Why I will not be voting for Mr. Trump: Because no one has hit me in the head with a baseball bat. If I were to go to bed as Mr. Trump and wake up as a fecal coliform bacterium I would count myself the most blessed being that has ever lived or shall ever live.

Why I will be voting for Mr. Johnson: He literally personifies "none of the above," which in this case is the only choice a thinking conservative can make.

Why I will be hoping Ms. Clinton wins: Whether she or Mr. Trump wins will make almost no difference in the way government operates. Both will be awful, and they share more positions on issues than many folks seem to realize. Because they will be awful, the 2018 midterm elections -- which I will now label "Our National Emetic" -- will very probably be a massive ejection of whichever party occupies the White House.

The ability of the nation to recover from whichever candidate our Sophie's choice of an election leaves us will depend in large part on not adding any more Alan Graysons, Sheila Jackson-Lees or Hank Johnsons to the legislative branch.

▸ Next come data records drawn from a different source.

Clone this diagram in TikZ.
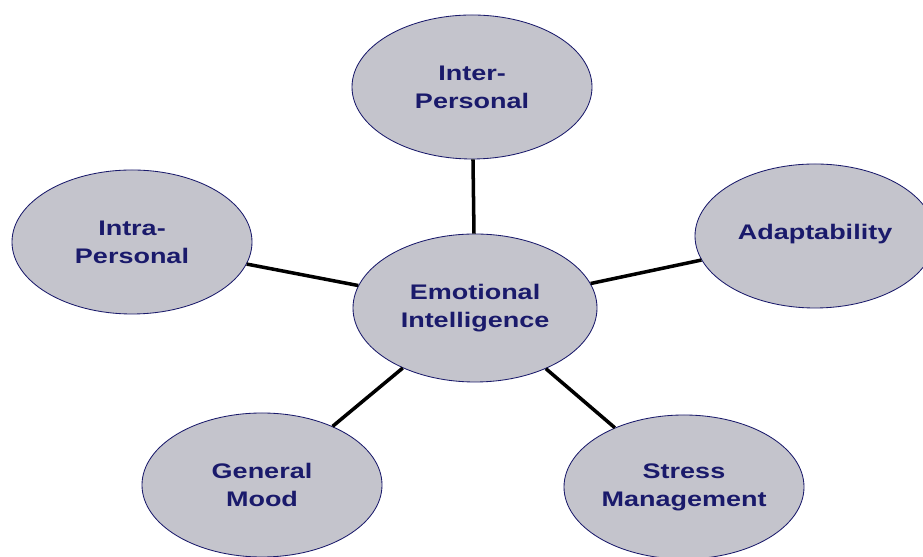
\documentclass[tikz,border=0pt]{standalone}
\usepackage{fontspec}
\setmainfont{Liberation Sans}[FakeStretch=1.28]
\usepackage{tikz}
\usetikzlibrary{shapes.geometric}

\definecolor{navy}{RGB}{26,26,107}
\definecolor{bubblegray}{RGB}{196,196,204}

\begin{document}
\begin{tikzpicture}[
        bubble/.style={ellipse, draw=navy, fill=bubblegray, line width=0.6pt,
            minimum width=6cm, minimum height=3.6cm, inner sep=0pt,
            align=center, text=navy, font=\fontsize{15}{20}\selectfont\bfseries},
        spoke/.style={line width=2.5pt, black}
    ]
        \useasboundingbox (0, 0) rectangle (23.075, 13.925);
        \node[bubble, minimum width=6.1cm, minimum height=3.7cm] (ei) at (11.875, 6.225)
            {Emotional\\Intelligence};
        \node[bubble] (inter) at (11.8, 11.75) {Inter-\\Personal};
        \node[bubble] (intra) at (3.3, 7.875) {Intra-\\Personal};
        \node[bubble] (adapt) at (20.375, 8.025) {\raisebox{6pt}{Adaptability}};
        \node[bubble] (mood) at (6.55, 1.8) {General\\Mood};
        \node[bubble] (stress) at (17.1, 1.75) {Stress\\Management};
        % spokes from the centre
        \draw[spoke] (ei) -- (inter);
        \draw[spoke] (ei) -- (intra);
        \draw[spoke] (ei) -- (adapt);
        \draw[spoke] (ei) -- (mood);
        \draw[spoke] (ei) -- (stress);
    \end{tikzpicture}
\end{document}
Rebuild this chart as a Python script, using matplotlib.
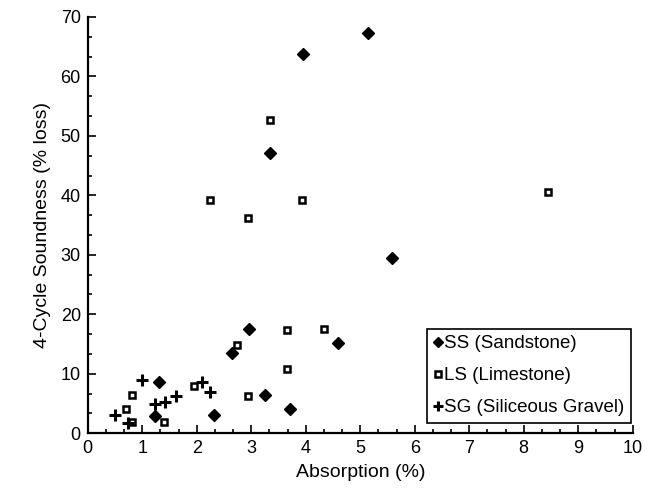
import numpy as np
import matplotlib
matplotlib.rcParams['font.family'] = ['Liberation Sans', 'DejaVu Sans']
matplotlib.rcParams['xtick.direction'] = 'in'
matplotlib.rcParams['ytick.direction'] = 'in'
import matplotlib.pyplot as plt
from matplotlib.ticker import MultipleLocator

# SS (Sandstone)
ss_x = [3.95, 5.15, 3.35, 5.58, 2.95, 4.60, 2.65, 3.25, 3.72, 2.32, 1.30, 1.24]
ss_y = [63.8, 67.3, 47.1, 29.5, 17.6, 15.2, 13.5, 6.4, 4.1, 3.0, 8.6, 2.9]

# LS (Limestone)
ls_x = [3.35, 2.24, 3.94, 2.94, 8.45, 3.65, 4.33, 2.73, 3.65, 2.94, 1.95, 0.81, 0.71, 0.82, 1.40]
ls_y = [52.7, 39.3, 39.3, 36.2, 40.5, 17.4, 17.6, 14.8, 10.8, 6.2, 8.0, 6.5, 4.0, 1.9, 1.9]

# SG (Siliceous Gravel)
sg_x = [1.00, 2.10, 2.25, 0.50, 0.74, 1.24, 1.42, 1.62]
sg_y = [9.0, 8.6, 6.9, 3.1, 1.8, 5.0, 5.2, 6.2]

fig = plt.figure(figsize=(6.55, 4.98), dpi=100)
ax = fig.add_axes([0.134, 0.130, 0.832, 0.836])

ax.plot(ss_x, ss_y, 'D', markersize=5.8, color='black', linestyle='none',
        label='SS (Sandstone)')
ax.plot(ls_x, ls_y, 's', markersize=5, markerfacecolor='white', markeredgecolor='black',
        markeredgewidth=1.8, linestyle='none', label='LS (Limestone)')
ax.plot(sg_x, sg_y, '+', markersize=9, markeredgewidth=2.2, color='black',
        linestyle='none', label='SG (Siliceous Gravel)')

ax.set_xlim(0, 10)
ax.set_ylim(0, 70)
ax.xaxis.set_major_locator(MultipleLocator(1))
ax.xaxis.set_minor_locator(MultipleLocator(1/3))
ax.yaxis.set_major_locator(MultipleLocator(10))
ax.yaxis.set_minor_locator(MultipleLocator(10/3))
ax.tick_params(which='major', length=6, width=1.2, labelsize=13, pad=5)
ax.tick_params(which='minor', length=3, width=1.2)

for side in ['top', 'right']:
    ax.spines[side].set_visible(False)
for side in ['left', 'bottom']:
    ax.spines[side].set_linewidth(1.6)

ax.set_xlabel('Absorption (%)', fontsize=14, labelpad=5)
ax.set_ylabel('4-Cycle Soundness (% loss)', fontsize=14, labelpad=7)

leg = ax.legend(loc='lower right', bbox_to_anchor=(1.0, 0.02), fontsize=13.5,
                handlelength=0.45, handletextpad=0.12, borderpad=0.35,
                labelspacing=0.8, fancybox=False, framealpha=1,
                edgecolor='black', borderaxespad=0.1, markerscale=0.8)
leg.get_frame().set_linewidth(1.2)

plt.savefig('out.png', dpi=100)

A President Clinton would guarantee a gridlock Congress and even if she should somehow win a second term she would lose much of her ability to damage things. When he looks at the way party members held their noses so tightly it restricted carotid flow and enabled them to vote for a hairpiece homunculus, I suspect GOP chair Reince Priebus wants to jump off a building. The only thing that stops him is the vision of the campaign commercials President Clinton will write for him whenever she speaks.

Of course, there is no guarantee that the very likely GOP sweep of congressional elections in 2018 won't have its own crop of idiots -- see this year's presumptive presidential nominee if you disbelieve me. But idiots opposing each other are to be preferred to idiots who agree, because the latter have a much greater chance of doing something.

Monday, May 2, 2016

Mind. Blown.

A photographer uses a light tube, creative photography and a model to produce images that look like flat-out magic. You could stare at these for awhile.

Here's a couple of the coolest:

The project page is here.

Sunday, May 1, 2016

Packing My Bags

There is a point in the Pacific Ocean that is 1450 nautical miles from the nearest land. It's called the Oceanic Pole of Inacessibility -- a name you'd have though was tailor-made for William Goldman's The Princess Bride if he hadn't written it about 20 years before technology made pinpointing the location possible.

It's also called Point Nemo after Jules Verne's 20,000 Leagues Under the Sea submarine captain, and it's as far away as you can get from any land on Earth and still be on the Earth. In an odd little coinky-dink, H.P. Lovecraft put the dread lost city of R'lyeh almost on top of Point Nemo, meaning we'll never know Cthulhu is coming until it's way too late.

In reality, though, it's just the middle of nowhere and not a place of any special eldritch shrieking madness significance. But being as it's a remote spot of the world, and given things on the world stage like the near-solid lock our next president will be awful and things on the local stage that may make you wonder why you bother with some parts of your job, it's a mighty attractive middle of nowhere.